Got a picture of our campsite. Notice the no camping sign. Heh.
Today it is 18 miles to Sonora Pass and dinner at Kennedy Meadows North. There was a short descent then the first bridge crossing I’ve seen in a few days. I think this may mark the end of creek fording for the rest of the hike, thankfully.
Sonora Pass is a high point for the highway 108, but conversely a low point on this section of the trail. After crossing the bridge, there is a huge climb past the Emigrant pass trail junction and the boundary of the Emigrant Wilderness. I believe this intersects one of the routes folks took in 1840s/1850s with their wagon trains to California. Talk about brutal travel. I can’t imagine what it was like hauling wagons through here.
The climb up follows some seasonal streams that run off a huge bowl of high mountains. It is steep, but not a shear climb. There is an enormous amount of water that flows through here during the snow melt. Took a picture on one of the many creeks containing the tree wreckage from this years avalanches and snow melt. Most of these uprooted trees still had green pine leaves on them. It must have been something to see.
At 9500, the trail left the last of the trees and continued up over a barren landscape. The climb was mellow, but the winds are fierce up here. Here are a series of pics showing the switchbacks. It is a little hard to identify, but a couple of the switchbacks follows a 5 foot wide road. It doesn’t look like a forest service road…..I think this might be some of the original wagon trail they cut 150 years ago.
Over the first crest, the trail continues ascending along a ridge the borders yet another huge bowl to the next valley below. It slowly ascends and curves about 180 degrees, starting due North, curving South, East for a while, then back to due North. The freaky thing about it is the wind. It enters the valley below, then spills over the crest so for hours I’m blown by 20-30 mph wind that is ALWAYS perpendicular to my course of travel. It is freaky.

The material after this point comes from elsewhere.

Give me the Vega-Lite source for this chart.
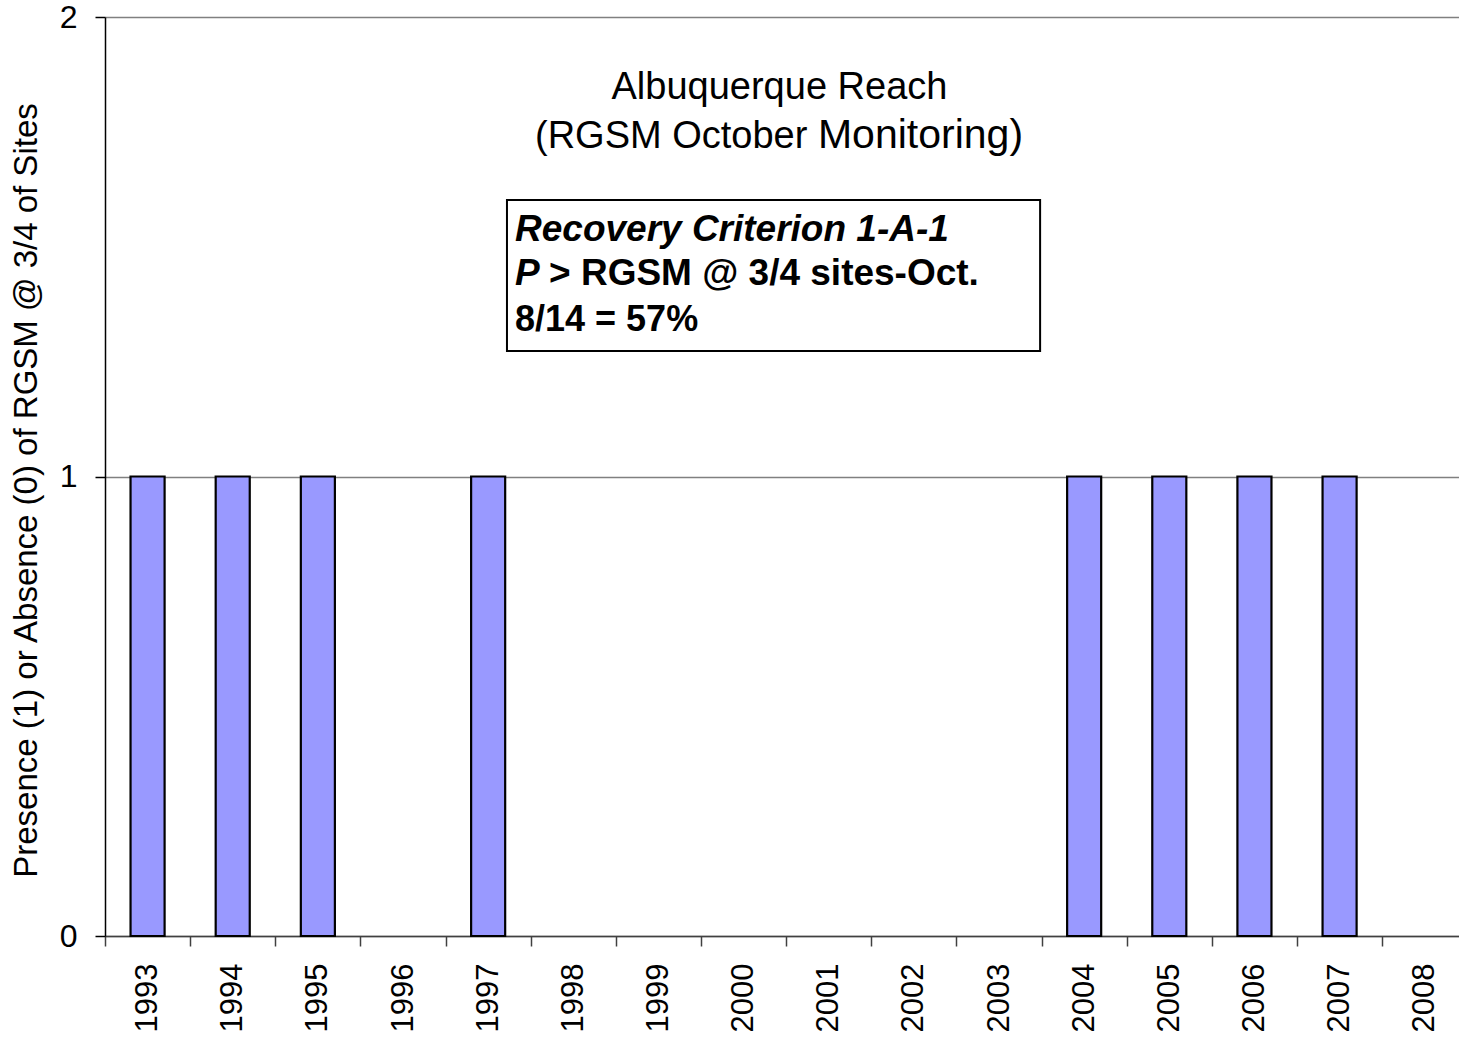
{
  "$schema": "https://vega.github.io/schema/vega-lite/v6.json",
  "width": 1354,
  "height": 919,
  "autosize": {"type": "none"},
  "padding": {"left": 105, "top": 17, "right": 0, "bottom": 109},
  "background": "white",
  "config": {"view": {"stroke": null}, "font": "Liberation Sans", "text": {"font": "Liberation Sans", "color": "black"}},
  "datasets": {
    "years": [
      {"year": "1993", "presence": 1},
      {"year": "1994", "presence": 1},
      {"year": "1995", "presence": 1},
      {"year": "1996", "presence": 0},
      {"year": "1997", "presence": 1},
      {"year": "1998", "presence": 0},
      {"year": "1999", "presence": 0},
      {"year": "2000", "presence": 0},
      {"year": "2001", "presence": 0},
      {"year": "2002", "presence": 0},
      {"year": "2003", "presence": 0},
      {"year": "2004", "presence": 1},
      {"year": "2005", "presence": 1},
      {"year": "2006", "presence": 1},
      {"year": "2007", "presence": 1},
      {"year": "2008", "presence": 0}
    ]
  },
  "layer": [
    {
      "data": {"name": "years"},
      "mark": {"type": "bar", "fill": "#9999FF", "stroke": "black", "strokeWidth": 2.2},
      "encoding": {
        "x": {
          "field": "year",
          "type": "ordinal",
          "scale": {"paddingInner": 0.6, "paddingOuter": 0.3, "range": [0, 1362.3]},
          "axis": {
            "title": null,
            "labelAngle": -90,
            "labelFontSize": 31,
            "labelFont": "Liberation Sans",
            "labelColor": "black",
            "labelPadding": 17,
            "tickOffset": -42.57,
            "labelOffset": 42.57,
            "tickSize": 10,
            "tickColor": "#404040",
            "tickWidth": 1.5,
            "domainColor": "#404040",
            "domainWidth": 1.5,
            "grid": false
          }
        },
        "y": {
          "field": "presence",
          "type": "quantitative",
          "scale": {"domain": [0, 2], "nice": false},
          "axis": {
            "title": "Presence (1) or Absence (0) of RGSM @ 3/4 of Sites",
            "titleFontSize": 33,
            "titleFont": "Liberation Sans",
            "titleFontWeight": "normal",
            "titleColor": "black",
            "titleAngle": -90,
            "titleAlign": "center",
            "titleBaseline": "bottom",
            "titleX": -62,
            "titleY": 473,
            "tickCount": 2,
            "format": "d",
            "labelOverlap": false,
            "labelFontSize": 32,
            "labelFont": "Liberation Sans",
            "labelColor": "black",
            "labelPadding": 18,
            "tickSize": 10,
            "tickColor": "black",
            "tickWidth": 1.5,
            "domainColor": "black",
            "domainWidth": 1.5,
            "grid": true,
            "gridColor": "#808080",
            "gridWidth": 1.5
          }
        },
        "strokeOpacity": {"condition": {"test": "datum.presence > 0", "value": 1}, "value": 0}
      }
    },
    {
      "data": {"values": [{}]},
      "layer": [
        {
          "mark": {"type": "rect", "fill": "white", "stroke": "black", "strokeWidth": 2},
          "encoding": {
            "x": {"datum": 4.75, "type": "quantitative", "scale": {"domain": [0, 16], "nice": false, "zero": false}, "axis": null},
            "x2": {"datum": 11.05},
            "y": {"datum": 1.6017, "type": "quantitative", "scale": {"domain": [0, 2], "nice": false, "zero": false}, "axis": null},
            "y2": {"datum": 1.2731}
          }
        },
        {
          "mark": {"type": "text", "text": "Albuquerque Reach", "fontSize": 38, "align": "center", "baseline": "alphabetic"},
          "encoding": {
            "x": {"datum": 7.97, "type": "quantitative", "axis": null},
            "y": {"datum": 1.8215, "type": "quantitative", "axis": null}
          }
        },
        {
          "mark": {"type": "text", "text": "(RGSM October", "fontSize": 38, "align": "left", "baseline": "alphabetic"},
          "encoding": {
            "x": {"datum": 5.081, "type": "quantitative", "axis": null},
            "y": {"datum": 1.7149, "type": "quantitative", "axis": null}
          }
        },
        {
          "mark": {"type": "text", "text": "Monitoring)", "fontSize": 41, "align": "left", "baseline": "alphabetic"},
          "encoding": {
            "x": {"datum": 8.425, "type": "quantitative", "axis": null},
            "y": {"datum": 1.7149, "type": "quantitative", "axis": null}
          }
        },
        {
          "mark": {"type": "text", "text": "Recovery Criterion 1-A-1", "fontSize": 37, "fontWeight": "bold", "fontStyle": "italic", "align": "left", "baseline": "alphabetic"},
          "encoding": {
            "x": {"datum": 4.845, "type": "quantitative", "axis": null},
            "y": {"datum": 1.5125, "type": "quantitative", "axis": null}
          }
        },
        {
          "mark": {"type": "text", "text": "P", "fontSize": 37, "fontWeight": "bold", "fontStyle": "italic", "align": "left", "baseline": "alphabetic"},
          "encoding": {
            "x": {"datum": 4.845, "type": "quantitative", "axis": null},
            "y": {"datum": 1.4168, "type": "quantitative", "axis": null}
          }
        },
        {
          "mark": {"type": "text", "text": "> RGSM @ 3/4 sites-Oct.", "fontSize": 37, "fontWeight": "bold", "align": "left", "baseline": "alphabetic"},
          "encoding": {
            "x": {"datum": 5.247, "type": "quantitative", "axis": null},
            "y": {"datum": 1.4168, "type": "quantitative", "axis": null}
          }
        },
        {
          "mark": {"type": "text", "text": "8/14 = 57%", "fontSize": 36, "fontWeight": "bold", "align": "left", "baseline": "alphabetic"},
          "encoding": {
            "x": {"datum": 4.845, "type": "quantitative", "axis": null},
            "y": {"datum": 1.3166, "type": "quantitative", "axis": null}
          }
        }
      ]
    }
  ],
  "resolve": {"scale": {"x": "independent", "y": "independent"}}
}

In the valley below, you can see the whole Sierra cycle of life in a single glance. It starts with a high barren rocky bowl. Water flows down to high barren lakes, which then flow into alpine wet lands and meadows. That drains off to more meadows and lakes where the trees start to grow. Finally it lands in an even bigger lake or reservoir (not sure which) and then a bigger creek/river which will end up in toilets of all the peoples along the coast. Neat….well except for the toilet part.
Finally over the ridge at close to 11k, there were a few snow fields to cross on the descent. I started running into hikers going the opposite direction. A few PCTers, but mostly weekend backpackers and day hikers. They are sparkling clean.
I made the 108 junction at 4. Soho had passed me somehow during the trip and was waiting there with a dude who offered to take us into Kennedy Meadows. Apparently Soho thought I was ahead of him and hiked faster to catch me. He finished about 1.5 hours ahead. I wish he would stop doing this. It is not good on the body to hike this kind of distance outside your ideal pace. There is a reason experienced thru-hikers preach “Hike your own hike….” Well, it worked out good for me at least. My ride was waiting.
We got into Kennedy Meadows North and were put up in their bunk rooms for $35 a night. Nice digs. This place has a huge pack station. Soho figures there are a 100 head of mules and horse in the stock camps. The place has primitive cabins, huge areas for RV’s/horse trailers, and plenty of tent camping. Seems to be a popular spot for folks to bring their horses.
The cafe served up great ranch-style chow and their store is well stocked. I picked up my resupply box and started sorting things out. Soho’s box is not there (of course). He is trying to figure out what happened (again). I might be hiking solo tomorrow, but for now all is good. I’m back in my groove again.